Acredito que teria muita dificuldade, após essa experiência de anos como editora, em largar o original na mão de uma casa editorial e não participar ativamente na construção do livro. Desenterrar os ossos também carrega muito do meu olhar de edição. Por ser também autora, em alguns momentos bato o pé demais, e isso pode atrapalhar o pensamento editorial externo. Mas tudo foi feito com muita conversa e negociação com minhas editoras preferidas, Milena e Bianca, que são excelentes poetas.
Diga 3 motivos para nossos leitores lerem Desenterrar os ossos?
Serei breve, prometo:
Desenterrar os ossos é um livro que conversa com experiências vividas por todas as pessoas: medos, neuroses, perdas, relações familiares, envelhecimento. Além disso, todos vivenciamos esses ciclos de enterrar e desenterrar memórias ao longo das fases da vida. Acredito que o leitor se identificará, ao mesmo tempo que se estranhará, com diversos poemas da obra. A literatura permite esse encontro entre solidões e intimidades desconhecidas.
O livro traz um projeto gráfico belíssimo, o que faz com que ele seja um objeto artístico também. Junto com os poemas, você encontra pinturas e ilustrações minhas.

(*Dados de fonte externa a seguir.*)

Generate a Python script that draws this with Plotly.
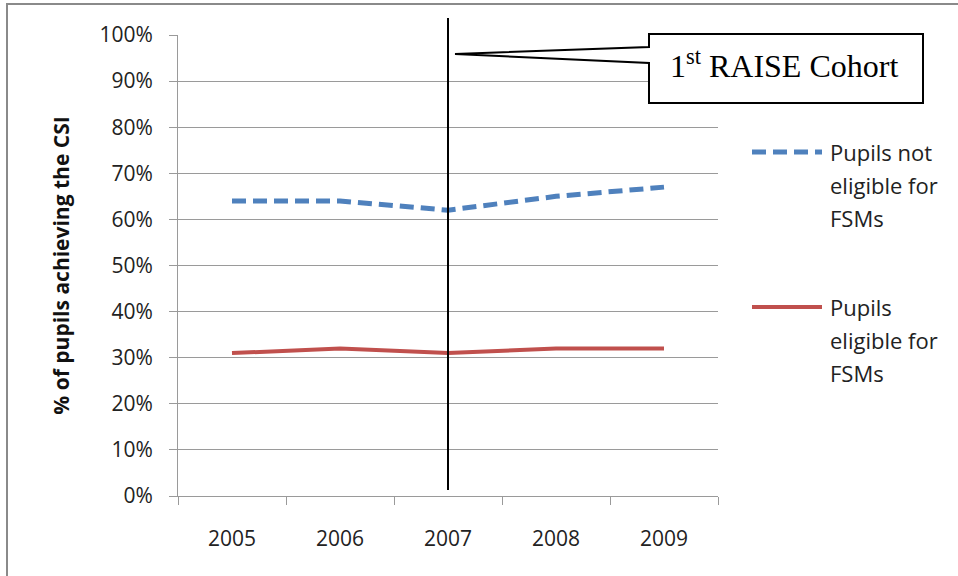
import plotly.graph_objects as go

years = ["2005", "2006", "2007", "2008", "2009"]
not_eligible = [64, 64, 62, 65, 67]
eligible = [31, 32, 31, 32, 32]
series_names = ["Pupils not<br>eligible for<br>FSMs", "Pupils<br>eligible for<br>FSMs"]
y_ticks = [0, 10, 20, 30, 40, 50, 60, 70, 80, 90, 100]
y_tick_labels = [f"{v}%" for v in y_ticks]
cohort_year = "2007"

W, H = 958, 576
L, R, T, B = 178, 718, 35, 496


def px(x):
    return (x - L) / (R - L)


def py(y):
    return (B - y) / (B - T)


BLUE = "#4F81BD"
RED = "#C0504D"
GRID = "#9a9a9a"
FONT = "Open Sans"

fig = go.Figure()
fig.add_trace(go.Scatter(x=years, y=not_eligible, mode="lines", name="Pupils not eligible for FSMs",
                         line=dict(color=BLUE, width=5, dash="14px,7px"), showlegend=False))
fig.add_trace(go.Scatter(x=years, y=eligible, mode="lines", name="Pupils eligible for FSMs",
                         line=dict(color=RED, width=4), showlegend=False))

cx = years.index(cohort_year)
shapes = []
# outer frame
shapes.append(dict(type="rect", xref="paper", yref="paper", x0=px(7), x1=px(1000), y0=py(600), y1=py(4),
                   line=dict(color="#8a8a8a", width=2), layer="below"))
# vertical marker at 2007
shapes.append(dict(type="line", xref="x", yref="paper", x0=cx, x1=cx, y0=py(490), y1=py(18),
                   line=dict(color="black", width=2)))
# callout box with pointer
pts = [(455, 54), (649, 47), (649, 34), (923, 34), (923, 103), (649, 103), (649, 63)]
path = "M " + " L ".join(f"{px(a):.5f},{py(b):.5f}" for a, b in pts) + " Z"
shapes.append(dict(type="path", xref="paper", yref="paper", path=path, fillcolor="white",
                   line=dict(color="black", width=2)))
# legend samples
shapes.append(dict(type="line", xref="paper", yref="paper", x0=px(752), x1=px(822), y0=py(152), y1=py(152),
                   line=dict(color=BLUE, width=5, dash="14px,7px")))
shapes.append(dict(type="line", xref="paper", yref="paper", x0=px(752), x1=px(822), y0=py(307), y1=py(307),
                   line=dict(color=RED, width=4)))

annotations = []
annotations.append(dict(xref="paper", yref="paper", x=px(784), y=py(64), text="1<sup>st</sup> RAISE Cohort",
                        showarrow=False, font=dict(family="Liberation Serif", size=32, color="black"),
                        xanchor="center", yanchor="middle"))
legend_y = [[152, 185, 218], [307, 340, 373]]
for name, ys in zip(series_names, legend_y):
    for line, yy in zip(name.split("<br>"), ys):
        annotations.append(dict(xref="paper", yref="paper", x=px(828), y=py(yy), text=line, showarrow=False,
                                xanchor="left", yanchor="middle",
                                font=dict(family=FONT, size=22, color="#222")))

fig.update_layout(
    width=W, height=H,
    margin=dict(l=L, r=W - R, t=T, b=H - B, autoexpand=False),
    paper_bgcolor="white", plot_bgcolor="white",
    font=dict(family=FONT, color="#222"),
    shapes=shapes, annotations=annotations,
    xaxis=dict(type="category", range=[-0.5, 4.5], tickson="boundaries", ticks="outside", ticklen=8,
               tickcolor=GRID, tickangle=0, ticklabelstandoff=24,
               showline=True, linecolor=GRID, linewidth=1, showgrid=False,
               tickfont=dict(family=FONT, size=21, color="#222")),
    yaxis=dict(range=[0, 100], tickvals=y_ticks, ticktext=y_tick_labels, ticks="outside", ticklen=8,
               tickcolor=GRID, ticklabelstandoff=12,
               showline=True, linecolor=GRID, linewidth=1, showgrid=True, gridcolor=GRID, gridwidth=1,
               zeroline=False, tickfont=dict(family=FONT, size=21, color="#222"),
               title=dict(text="<b>% of pupils achieving the CSI</b>", font=dict(family=FONT, size=21, color="#111"),
                          standoff=24)),
)

fig.write_html("out.html")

Ler mulheres publicadas por editoras independentes no Brasil é um ato político. Ao ler Desenterrar os ossos, você contribui para a circulação de a pluralidade editorial e literária em nosso país.
Quem é Priscila Branco?
Priscila Branco é poeta e escritora, mestre e doutora em Literatura Brasileira pela UFRJ. Pesquisadora da poesia de mulheres, é editora da revista toró, diretora editorial e curadora da Macabéa Edições e colunista da revista cassandra. Atua como analista de literatura no Sesc Nacional. Seus poemas já foram publicados em diversas revistas brasileiras, traduzidos para o espanhol (nas revistas mexicanas Granuja e peruana Kametsa) e para o tcheco (na revista Tvar). É uma das autoras da antologia Este imenso mar, do Instituto Camões de Portugal. Integra o Núcleo Interdisciplinar de Estudos da Mulher na Literatura (NIELM-UFRJ) e o grupo de pesquisa Mulheres na Edição (CEFET-MG).